"Mandarias muito bem sozinho numa terra que fosse deserta."
(réplica de Hémon a Creonte, na "Antígona" de Sófocles, citado por Antony O'Hear in "Os Grandes Livros")
Creonte é o rei de Tebas que condenou Antígona à morte, por esta ter desafiado a proibição de sepultar Polinices, o irmão, acusado de ser um inimigo do Estado. "Aquele que a cidade elegeu, força é que o escutem em questões de muita ou de pouca monta, nas justas como nas contrárias." É esta declaração que suscita a resposta de seu filho, Hémon, noivo de Antígona.
Creonte pensa (e bem) que o poder deve ser obedecido para salvação de todos, mas a irmã de Polinices invoca uma outra lei e uma outra salvação, a da "santidade da família e da piedade primitiva". O' Hear diz: "ao nível a que operam, a resolução do conflito é impossível. Tal resolução – ou seja, em termos hegelianos, a síntese – só será possível através da congregação do público e do privado, que ultrapassa a consciência de qualquer dos protagonistas da peça; mas a assistência pode aceder a um estado superior da consciência que lhe permite compreender que a tese e a antítese são ambas limitadas."

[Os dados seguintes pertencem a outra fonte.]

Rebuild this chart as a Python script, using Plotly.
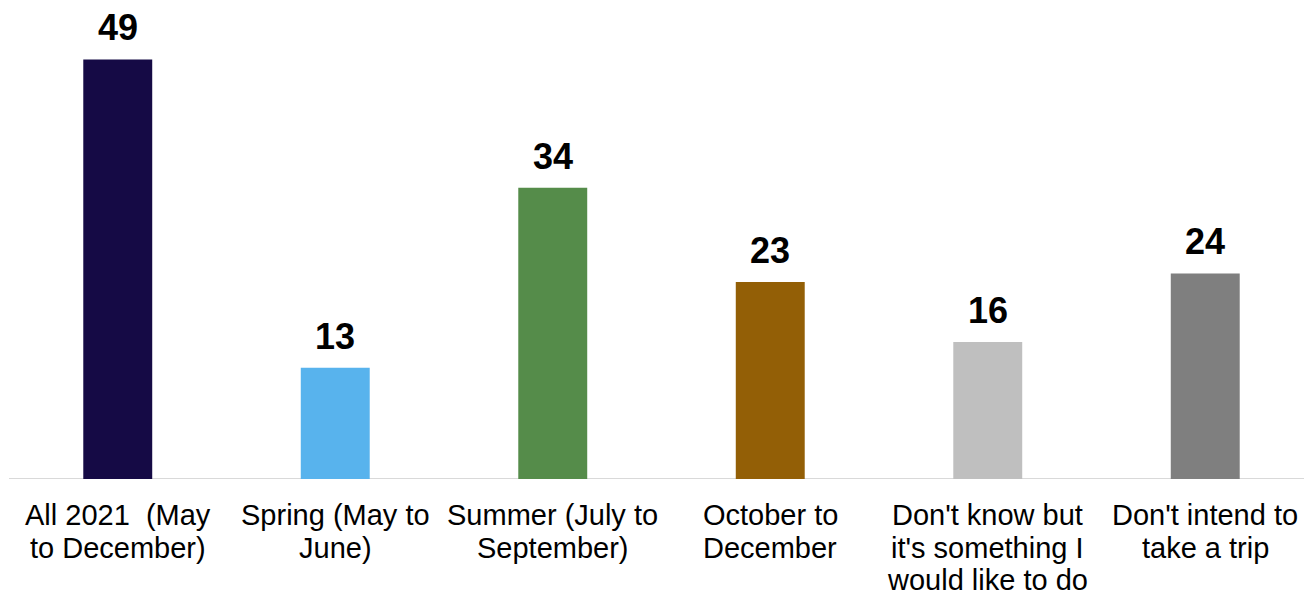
import plotly.graph_objects as go

categories = [
    "All 2021  (May to December)",
    "Spring (May to June)",
    "Summer (July to September)",
    "October to December",
    "Don't know but it's something I would like to do",
    "Don't intend to take a trip",
]
label_lines = [
    ["All 2021  (May", "to December)"],
    ["Spring (May to", "June)"],
    ["Summer (July to", "September)"],
    ["October to", "December"],
    ["Don't know but", "it's something I", "would like to do"],
    ["Don't intend to", "take a trip"],
]
values = [49, 13, 34, 23, 16, 24]
colors = ["#150A45", "#58B3ED", "#558C4A", "#935F06", "#BFBFBF", "#7F7F7F"]

FONT = "Liberation Sans, Arial, sans-serif"
LABEL_OFFSET = 36
LINE_STEP = 32.5

fig = go.Figure(
    go.Bar(
        x=categories,
        y=values,
        marker=dict(color=colors, line=dict(width=0)),
        width=0.317,
        hoverinfo="x+y",
    )
)

for c, v in zip(categories, values):
    fig.add_annotation(
        x=c, y=v, text=f"<b>{v}</b>", showarrow=False,
        xanchor="center", yanchor="bottom", yshift=9,
        font=dict(family=FONT, size=36, color="#000000"),
    )

for c, lines in zip(categories, label_lines):
    for i, line in enumerate(lines):
        fig.add_annotation(
            x=c, xref="x", y=0, yref="paper", text=line, showarrow=False,
            xanchor="center", yanchor="middle",
            yshift=-(LABEL_OFFSET + i * LINE_STEP),
            font=dict(family=FONT, size=29, color="#000000"),
        )

# baseline (category axis line) running to the right edge
fig.add_shape(
    type="line", xref="paper", yref="y", x0=0, x1=1.02, y0=0, y1=0,
    line=dict(color="#D9D9D9", width=2), layer="below",
)

fig.update_layout(
    width=1312,
    height=594,
    margin=dict(l=1, r=6, t=0, b=123),
    paper_bgcolor="white",
    plot_bgcolor="rgba(0,0,0,0)",
    showlegend=False,
    font=dict(family=FONT, color="#000000"),
)
fig.update_xaxes(
    showline=False,
    showgrid=False,
    zeroline=False,
    ticks="",
    showticklabels=False,
    automargin=False,
)
fig.update_yaxes(
    range=[0, 55],
    showgrid=False,
    zeroline=False,
    showticklabels=False,
    visible=False,
)

fig.write_html("out.html")
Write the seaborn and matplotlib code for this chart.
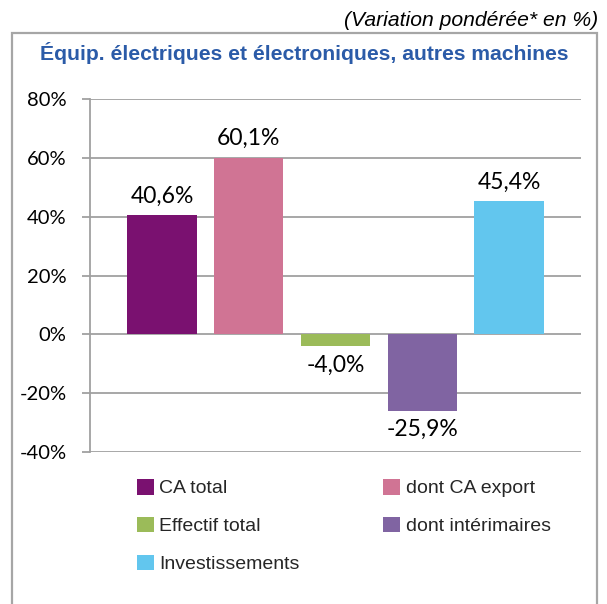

Como diria Niklas Luhmann, o conflito resulta da situação se colocar, no espaço público, entre dois subsistemas, o político e o religioso, sem que um possa subsumir o outro. O desaparecimento do sagrado nas nossas sociedades não exclui esse confronto entre o poder e o religioso (mesmo sob a forma duma convicção pessoal, como acontece, por exemplo, com a chamada "objecção de consciência").
Nesse, como noutros casos, tal como em Sófocles, podemos reconhecer a "razão das partes" sem que uma instância superior que corresponda ao juízo do espectador se apresente.